As anyone who has gone through adolescence can attest, the teenage years can be some of the toughest of a person’s entire life. School, hormones, and relationships can be a nightmare to navigate, and getting through to the other side without emotional scars is next to impossible.
The Belgian/French film Close deftly details that difficult time through the friendship of Léo (Eden Dambrine) and Rémi (Gustav De Waele). The boys are as tight as best friends can be, biking to school together, sleeping over at each other’s houses, and basically spending every free moment that they can together. They’re so close, in fact, that some kids at their school wonder if they might be in a romantic relationship.
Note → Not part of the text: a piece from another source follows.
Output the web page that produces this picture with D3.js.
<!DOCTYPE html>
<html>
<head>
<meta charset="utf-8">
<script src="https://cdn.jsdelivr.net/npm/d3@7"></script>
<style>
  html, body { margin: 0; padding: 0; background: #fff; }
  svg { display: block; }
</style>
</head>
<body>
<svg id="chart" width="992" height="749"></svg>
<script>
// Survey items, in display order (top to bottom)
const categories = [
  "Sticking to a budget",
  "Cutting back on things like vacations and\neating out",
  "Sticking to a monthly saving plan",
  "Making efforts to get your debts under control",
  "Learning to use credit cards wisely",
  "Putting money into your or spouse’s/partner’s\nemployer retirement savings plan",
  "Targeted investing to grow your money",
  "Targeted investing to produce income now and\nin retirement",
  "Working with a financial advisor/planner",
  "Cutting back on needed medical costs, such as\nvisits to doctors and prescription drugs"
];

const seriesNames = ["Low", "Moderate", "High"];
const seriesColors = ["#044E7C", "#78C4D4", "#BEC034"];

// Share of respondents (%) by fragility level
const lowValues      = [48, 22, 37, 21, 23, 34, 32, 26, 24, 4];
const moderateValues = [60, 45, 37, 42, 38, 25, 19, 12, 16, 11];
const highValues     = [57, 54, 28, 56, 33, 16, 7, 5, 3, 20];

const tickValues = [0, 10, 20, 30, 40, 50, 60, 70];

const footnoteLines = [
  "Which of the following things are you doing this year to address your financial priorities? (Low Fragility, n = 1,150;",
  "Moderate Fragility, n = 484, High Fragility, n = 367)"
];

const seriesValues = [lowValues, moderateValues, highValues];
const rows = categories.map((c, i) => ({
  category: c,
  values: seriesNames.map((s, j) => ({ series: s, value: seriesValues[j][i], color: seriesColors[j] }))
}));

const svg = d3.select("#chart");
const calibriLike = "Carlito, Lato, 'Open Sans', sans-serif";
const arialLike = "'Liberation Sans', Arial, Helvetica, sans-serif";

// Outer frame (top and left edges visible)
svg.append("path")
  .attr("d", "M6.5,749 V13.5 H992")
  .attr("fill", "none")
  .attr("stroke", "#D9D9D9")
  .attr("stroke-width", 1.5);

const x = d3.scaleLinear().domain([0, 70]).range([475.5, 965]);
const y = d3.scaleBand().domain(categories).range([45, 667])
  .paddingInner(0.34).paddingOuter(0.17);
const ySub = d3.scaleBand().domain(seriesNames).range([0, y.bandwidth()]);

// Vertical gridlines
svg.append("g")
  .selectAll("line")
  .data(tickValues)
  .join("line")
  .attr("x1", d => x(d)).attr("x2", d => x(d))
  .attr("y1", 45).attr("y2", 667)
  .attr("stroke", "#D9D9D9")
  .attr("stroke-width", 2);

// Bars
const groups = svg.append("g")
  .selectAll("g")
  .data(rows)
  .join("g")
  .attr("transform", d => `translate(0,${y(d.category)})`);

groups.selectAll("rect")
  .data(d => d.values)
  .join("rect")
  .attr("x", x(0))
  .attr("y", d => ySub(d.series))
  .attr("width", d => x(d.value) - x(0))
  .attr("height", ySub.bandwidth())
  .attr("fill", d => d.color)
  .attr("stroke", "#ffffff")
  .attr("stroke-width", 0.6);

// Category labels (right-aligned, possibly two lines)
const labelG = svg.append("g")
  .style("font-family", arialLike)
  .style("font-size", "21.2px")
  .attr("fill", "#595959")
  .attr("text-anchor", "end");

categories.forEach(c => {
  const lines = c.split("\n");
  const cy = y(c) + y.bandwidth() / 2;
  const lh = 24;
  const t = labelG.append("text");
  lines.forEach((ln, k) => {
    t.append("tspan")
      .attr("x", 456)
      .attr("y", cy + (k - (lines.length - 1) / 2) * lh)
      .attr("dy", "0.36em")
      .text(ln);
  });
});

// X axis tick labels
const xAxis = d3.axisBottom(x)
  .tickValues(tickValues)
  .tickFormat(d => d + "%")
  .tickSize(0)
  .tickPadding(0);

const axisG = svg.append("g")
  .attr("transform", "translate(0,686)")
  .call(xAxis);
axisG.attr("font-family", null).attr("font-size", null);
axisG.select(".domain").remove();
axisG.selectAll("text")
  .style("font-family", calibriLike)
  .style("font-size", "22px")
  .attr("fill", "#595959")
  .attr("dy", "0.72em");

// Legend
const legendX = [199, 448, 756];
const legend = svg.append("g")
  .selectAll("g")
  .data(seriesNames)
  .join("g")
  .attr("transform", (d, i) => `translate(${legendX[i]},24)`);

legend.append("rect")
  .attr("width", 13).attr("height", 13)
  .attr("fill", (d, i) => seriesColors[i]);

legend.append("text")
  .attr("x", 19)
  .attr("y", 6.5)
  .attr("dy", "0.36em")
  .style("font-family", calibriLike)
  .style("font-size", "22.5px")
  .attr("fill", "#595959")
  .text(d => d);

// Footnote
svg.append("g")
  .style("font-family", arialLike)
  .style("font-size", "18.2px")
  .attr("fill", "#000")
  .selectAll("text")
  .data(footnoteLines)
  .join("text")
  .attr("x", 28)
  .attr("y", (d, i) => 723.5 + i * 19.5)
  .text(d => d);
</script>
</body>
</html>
Inquiries about their status don’t bother Rémi, but Léo takes offense to the suggestion. Bit by bit, Léo pulls away from Rémi, joining a hockey team and hanging out with other kids. Rémi is baffled by this seemingly sudden change, constantly asking why Léo is doing what he’s doing. A major event disrupts their friendship for good, leading Léo to question how good a friend he actually is.
Written and directed by Lukas Dhont and co-written by Angelo Tijssens, the film is staggering in its level of emotional complexity. There is no buildup of Léo and Rémi’s friendship; it is presented as strong right from the start, and the filmmakers do a fantastic job at establishing their bond quickly. That makes the cracks that occur between them all the more devastating; you want them to get back to their original form even though we only see them at their happiest for a short while.
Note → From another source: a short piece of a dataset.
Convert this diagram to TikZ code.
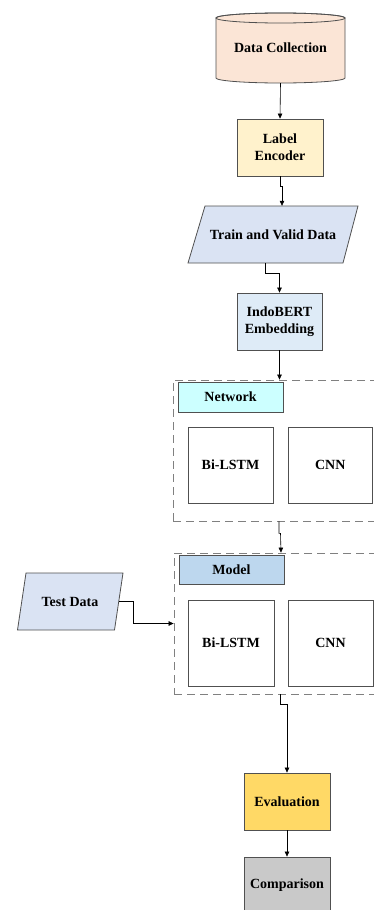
\documentclass[tikz,border=0pt]{standalone}
\usepackage{fontspec}
\setmainfont{Liberation Serif}
\usetikzlibrary{arrows.meta}

\definecolor{peach}{HTML}{FBE5D6}
\definecolor{cream}{HTML}{FFF2CC}
\definecolor{lavender}{HTML}{DAE3F3}
\definecolor{paleblue}{HTML}{DEEBF7}
\definecolor{palecyan}{HTML}{CCFFFF}
\definecolor{skyblue}{HTML}{BDD7EE}
\definecolor{gold}{HTML}{FFD966}
\definecolor{silver}{HTML}{C9C9C9}
\definecolor{edge}{HTML}{505050}
\definecolor{dashgray}{HTML}{808080}

\tikzset{
  box/.style={draw=edge, line width=0.8pt, inner sep=0pt, align=center},
  txt/.style={inner sep=0pt, align=center},
  grp/.style={draw=dashgray, line width=0.8pt, dash pattern=on 8pt off 5pt, inner sep=0pt},
  link/.style={draw=black, line width=0.6pt, -{Triangle[length=5pt,width=4.5pt]}},
  shapeline/.style={draw=edge, line width=0.8pt},
}

\begin{document}
\begin{tikzpicture}[x=1pt, y=-1pt, font=\fontsize{14}{17}\selectfont\bfseries]
\useasboundingbox (0,0) rectangle (374,910);
\clip (0,0) rectangle (374,910);

% data store drawn as a cylinder
\path[shapeline, fill=peach] (216,18) -- (216,78)
  arc[start angle=180, end angle=360, x radius=64.5pt, y radius=5pt]
  -- (345,18)
  arc[start angle=0, end angle=180, x radius=64.5pt, y radius=5pt] -- cycle;
\draw[shapeline] (280.5,18) ellipse [x radius=64.5pt, y radius=5pt];
\node[txt, minimum width=129pt, minimum height=70pt] (dc) at (280.5,48) {Data Collection};

% preprocessing steps
\node[box, fill=cream, minimum width=86pt, minimum height=57pt] (le) at (280,147.5) {Label\\Encoder};

\path[shapeline, fill=lavender] (205,206) -- (358,206) -- (343,263) -- (188,263) -- cycle;
\node[txt, minimum width=150pt, minimum height=57pt] (tvd) at (273,234.5) {Train and Valid Data};

\node[box, fill=paleblue, minimum width=85pt, minimum height=57pt] (ie) at (279.5,321.5) {IndoBERT\\Embedding};

% network group
\node[grp, minimum width=227pt, minimum height=141pt] (g1) at (286.5,450.5) {};
\node[box, fill=palecyan, minimum width=105pt, minimum height=30pt] (nh) at (230.5,397) {Network};
\node[box, minimum width=85pt, minimum height=76pt] (b1) at (230.5,465) {Bi-LSTM};
\node[box, minimum width=84.5pt, minimum height=76pt] (c1) at (330.25,465) {CNN};

% model group
\node[grp, minimum width=226pt, minimum height=141pt] (g2) at (287,623.5) {};
\node[box, fill=skyblue, minimum width=105pt, minimum height=29pt] (mh) at (231.5,569.5) {Model};
\node[box, minimum width=86pt, minimum height=86pt] (b2) at (231,643) {Bi-LSTM};
\node[box, minimum width=85pt, minimum height=86pt] (c2) at (330.5,643) {CNN};

% test data input
\path[shapeline, fill=lavender] (26,573) -- (123,573) -- (114.5,630) -- (17.5,630) -- cycle;
\node[txt, minimum width=97pt, minimum height=57pt] (td) at (70,601.5) {Test Data};

% results
\node[box, fill=gold, minimum width=86pt, minimum height=57pt] (ev) at (287,801.5) {Evaluation};
\node[box, fill=silver, minimum width=86pt, minimum height=57pt] (cmp) at (287,885.5) {Comparison};

% connectors
\draw[link] (dc.south) -- (le.north);
\draw[link] (le.south) -- ++(0,10) -- ++(2,0) -- ([xshift=9pt]tvd.north);
\draw[link] ([xshift=-8pt]tvd.south) -- ++(0,10) -| (ie.north);
\draw[link] (ie.south) -- (ie.south |- g1.north);
\draw[link] ([xshift=-7.5pt]g1.south) -- ++(0,12) -- ++(1.5,0) -- ([xshift=-6pt]g2.north);
\draw[link] (td.east) -- ++(14.5,0) |- (g2.west);
\draw[link] ([xshift=-7pt]g2.south) -- ++(0,10) -| (ev.north);
\draw[link] (ev.south) -- (cmp.north);
\end{tikzpicture}
\end{document}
Dhont sharply observes the way in which Léo distances himself, which rings too true to life. Instead of one or two big dramatic moments, the change occurs in small drips, making it difficult for Rémi to recognize right away. When he finally sees what is happening, the impact is greater than it might have been otherwise.
Whether or not either of the boys actually is gay is neither here nor there in the context of the film. It’s the mere suggestion and the homophobia expressed by those around them that pulls them apart. It’s a different way of approaching the subject matter in this day and age, one that acknowledges the fluidity of relationships as well as the way in which adolescence can wreak havoc on kids’ feelings.
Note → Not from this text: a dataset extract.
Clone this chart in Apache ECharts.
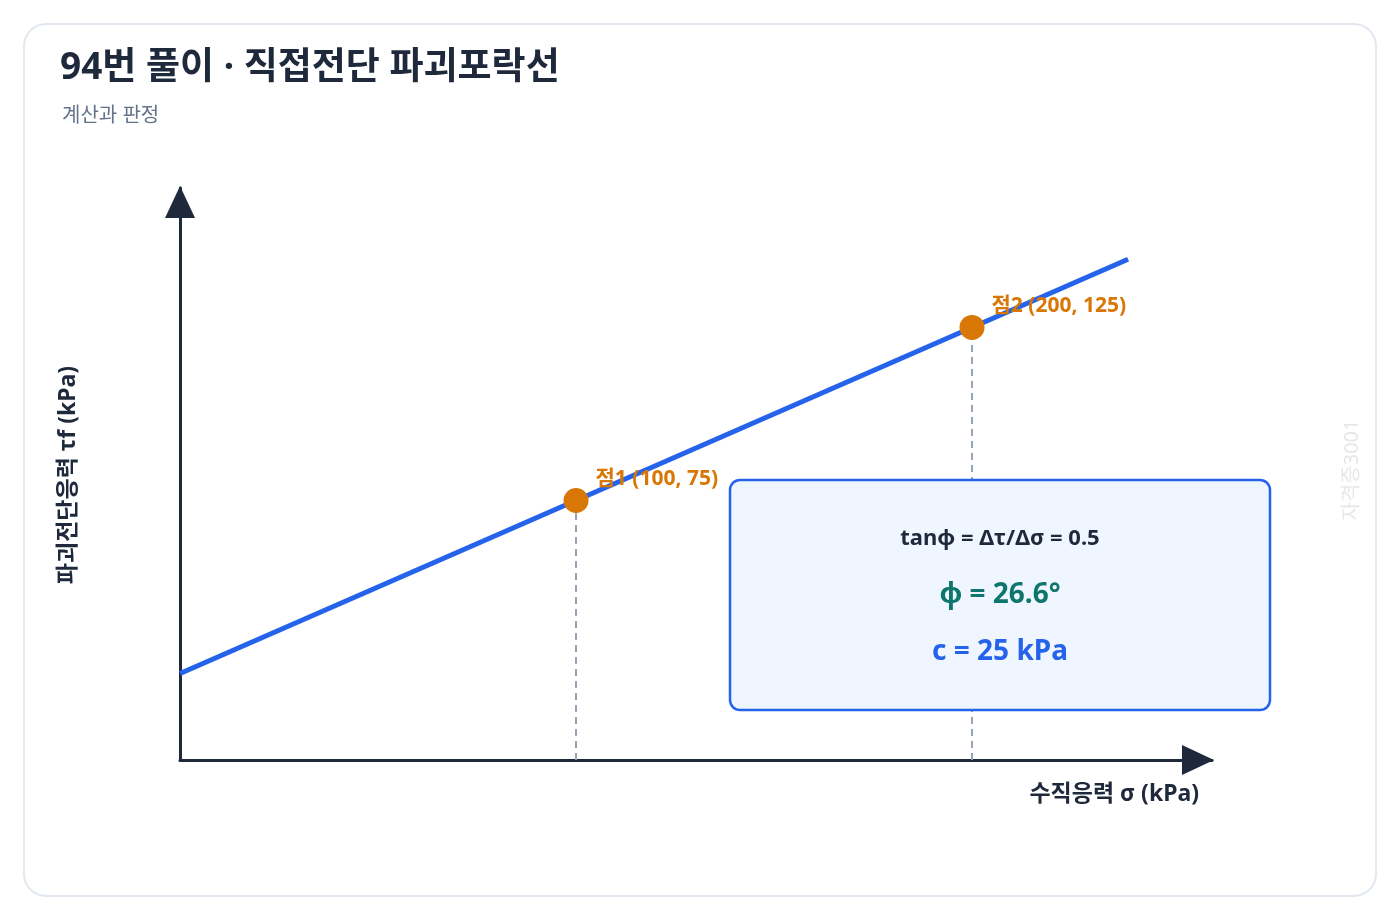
<!DOCTYPE html>
<html>
<head>
<meta charset="UTF-8">
<title>직접전단 파괴포락선</title>
<script src="https://cdn.jsdelivr.net/npm/echarts@6/dist/echarts.min.js"></script>
</head>
<body style="margin:0;background:#fff;">
<div id="container" style="width:1400px;height:920px;"></div>
<script>
var FONT = '"Noto Sans", "Noto Sans CJK KR", sans-serif';
// data
var envelopeSigma = [0, 239.4];
var envelopeTau = [25, 144.7];
var pointNames = ['점1', '점2'];
var pointSigma = [100, 200];
var pointTau = [75, 125];

var myChart = echarts.init(document.getElementById('container'));

var envelope = envelopeSigma.map(function (s, i) { return [s, envelopeTau[i]]; });
var points = pointSigma.map(function (s, i) {
  return { value: [s, pointTau[i]], name: pointNames[i] };
});
var dashSeries = pointSigma.map(function (s, i) {
  return {
    type: 'line', symbol: 'none', silent: true, z: 1,
    data: [[s, 0], [s, pointTau[i]]],
    lineStyle: { color: '#94a3b8', width: 2, type: [7, 5] }
  };
});

var option = {
  animation: false,
  textStyle: { fontFamily: FONT },
  grid: { left: 180, right: 188, top: 188, bottom: 160 },
  xAxis: {
    type: 'value', min: 0, max: 260.6,
    axisLine: { show: true, lineStyle: { color: '#1e293b', width: 3 },
      symbol: ['none', 'triangle'], symbolSize: [30, 32], symbolOffset: [0, -14] },
    axisTick: { show: false }, axisLabel: { show: false }, splitLine: { show: false }
  },
  yAxis: {
    type: 'value', min: 0, max: 165.3,
    axisLine: { show: true, lineStyle: { color: '#1e293b', width: 3 },
      symbol: ['none', 'triangle'], symbolSize: [30, 32], symbolOffset: [0, -14] },
    axisTick: { show: false }, axisLabel: { show: false }, splitLine: { show: false }
  },
  series: dashSeries.concat([
    {
      type: 'line', symbol: 'none', data: envelope, z: 3,
      lineStyle: { color: '#2563eb', width: 5 }
    },
    {
      type: 'scatter', data: points, symbolSize: 25, z: 4,
      itemStyle: { color: '#d97706', opacity: 1 },
      label: {
        show: true, position: 'right', offset: [2, -21],
        formatter: function (p) { return p.name + ' (' + p.value[0] + ', ' + p.value[1] + ')'; },
        color: '#d97706', fontSize: 21, fontWeight: 'bold', fontFamily: FONT
      }
    }
  ]),
  graphic: [
    { type: 'rect', z: -10, shape: { x: 24, y: 24, width: 1352, height: 872, r: 22 },
      style: { fill: '#fff', stroke: '#e2e8f0', lineWidth: 2 } },
    { type: 'text', left: 60, top: 50, style: { text: '94번 풀이 · 직접전단 파괴포락선',
      font: 'bold 37px ' + FONT, fill: '#1e293b' } },
    { type: 'text', left: 62, top: 106, style: { text: '계산과 판정',
      font: '20px ' + FONT, fill: '#64748b' } },
    { type: 'text', x: 68, y: 475, rotation: Math.PI / 2, z: 5,
      style: { text: '파괴전단응력 τf (kPa)', font: 'bold 23px ' + FONT, fill: '#1e293b',
        align: 'center', verticalAlign: 'middle' } },
    { type: 'text', x: 1199, y: 794,
      style: { text: '수직응력 σ (kPa)', font: 'bold 23px ' + FONT, fill: '#1e293b',
        align: 'right', verticalAlign: 'middle' } },
    { type: 'text', x: 1352, y: 470, rotation: Math.PI / 2,
      style: { text: '자격증3001', font: '20px ' + FONT, fill: '#e5e7eb',
        align: 'center', verticalAlign: 'middle' } },
    { type: 'rect', z: 10, shape: { x: 730, y: 480, width: 540, height: 230, r: 10 },
      style: { fill: '#eff6ff', stroke: '#2563eb', lineWidth: 2.5 } },
    { type: 'text', z: 11, x: 1000, y: 539,
      style: { text: 'tanφ = Δτ/Δσ = 0.5', font: 'bold 22px ' + FONT, fill: '#1e293b',
        align: 'center', verticalAlign: 'middle' } },
    { type: 'text', z: 11, x: 1000, y: 595,
      style: { text: 'φ = 26.6°', font: 'bold 28px ' + FONT, fill: '#0f766e',
        align: 'center', verticalAlign: 'middle' } },
    { type: 'text', z: 11, x: 1000, y: 652,
      style: { text: 'c = 25 kPa', font: 'bold 28px ' + FONT, fill: '#2563eb',
        align: 'center', verticalAlign: 'middle' } }
  ]
};
myChart.setOption(option);
</script>
</body>
</html>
The two young actors, both making their film debuts, are equally remarkable. Perhaps because of their lack of experience, there is zero pretense to their performances. At the same time, the emotions they display at various points in the film makes their friendship feel real, which makes all the difference in the effectiveness of the story.
Nominated for Best International Feature at the 2023 Academy Awards, Close is a film that will stay with you long after the credits roll. It’s a film that makes you thankful that storytellers like Dhont still exist, even if the story he’s telling is one that is crushing.
Close opens in theaters on February 17.